Step 2: Pick the right charts
After you’ve picked the metrics and dimensions for your funnel, you need to choose how to display them on the dashboard. There are a number of charts available for your use, each visualizing the data in just a slightly different way. This guide walks through the different charts and some important use cases for each.
Once you’ve selected the chart from the toolbar, click to drop it into the report. Once it’s on the page, you can then use the data editor to select the metric or dimension and further alter the way the data is displayed with the style editor.
Step 3: Create filters for each funnel stage
If you’re using the same metric throughout the funnel, for instance, users, you need to filter the data at each step of the funnel to only consider select data.
Achieving this depends on your way of tracking in Google Analytics. The most common approach is to analyze the customer journey to identify which event is a unique identifier for the specific marketing funnel stages.
A normal customer journey might look like this:
- User visits the site. We do not need any filters yet as the standard metrics already measure this number by default.
- The user is interested in our product. Through their clicking of a CTA, we can implement a filter to the ‘user’ metric to count users only.
- The user is convinced – But they may still have some questions. A contact form is filled out.
- At this stage we consider them a lead – We once again measure all users that filled out a contact form by the standard metric ‘Users’ and the corresponding event filter.
- The user converts and becomes a customer – No metric is needed here.

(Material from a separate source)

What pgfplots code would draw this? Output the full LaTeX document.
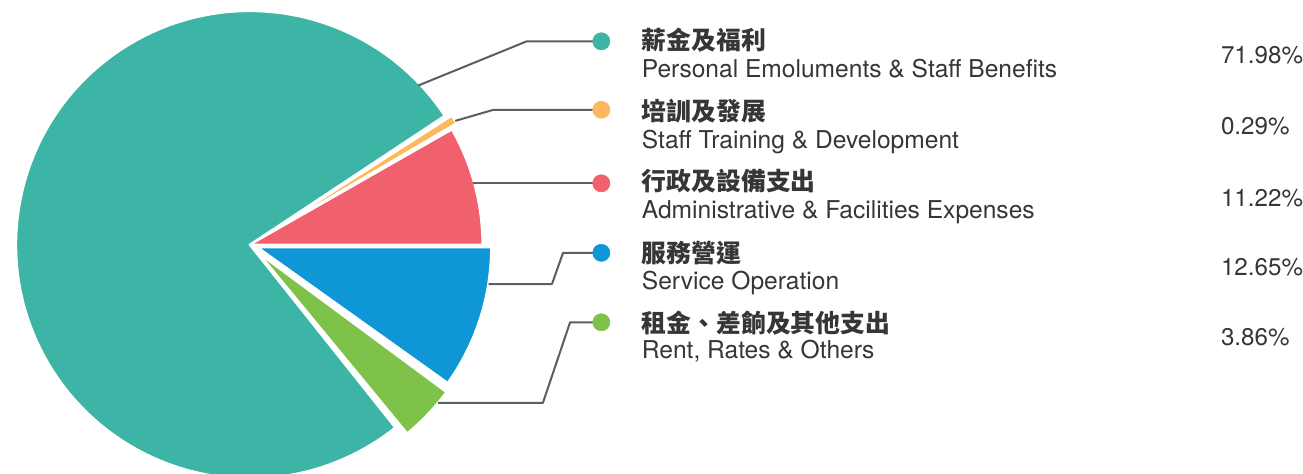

We can simply use the standard metric ‘Unique Purchases’.
In each case, we’re using the user metric, but we’re filtering by specific actions they’ve taken. This is a very basic scenario. For more information on how to use filters with more complicated settings in Google Data Studio, check out this article.
Step 4: Visually create a funnel
Now that you have the data for each chart, you need to organize it into a funnel. Here’s where you can use Data Studio’s images, shapes, and lines to create the visualization. This can be accomplished a few ways. For example, in this funnel, the design uses lines and shrinks the funnel into four steps using text boxes to highlight each new stage. This funnel, on the other hand, uses a background image of a funnel and drops in scorecard metrics on top. Finally, another approach involves a more creative vertical display that’s heavy on visuals to simulate the user journey.
This marketing funnel looks like a path, a unique twist on the traditional funnel.
Step 5: Utilize Your Funnel
You’re done! Now it’s time to gather the data and implement the key learnings you’ll make along the way. Data Studio makes it easy to refer back to your dashboard regularly. You can share it as a link to share with teammates and managers or embed it in an iframe somewhere on an internal site. You can also schedule regular email deliveries of the report as a PDF. Add a date filter or a include historical data on the chart to help you track metrics across different time periods.
Using our Marketing Funnel Template
If you prefer to use one of our premium marketing funnel templates, the below video will show you how to do it in mere minutes. Just copy the pre-made marketing funnel data studio template into your environment, adapt your filters to your specific events and you’re done!
There’s quite a lot to digest in this article, so here’s a quick recap in just a few bullet points:
- Online Marketing Funnels in Google Data Studio are a must for every business that sells products online.
- Marketing Funnels help you get a detailed overview of your costs, recognize your optimization potential, and adapt your business model based on the data.
- You can have your funnel pre-made, you can choose from a range of attractive and functional premium templates that do all the work for you.
- To create your own funnel, use filters to track only specific users at each point.
- Design elements like images, text boxes, and lines can help you create a visual flow on the Data Studio report.
- Share your funnel with team members, managers, and partners using Data Studio’s share tools.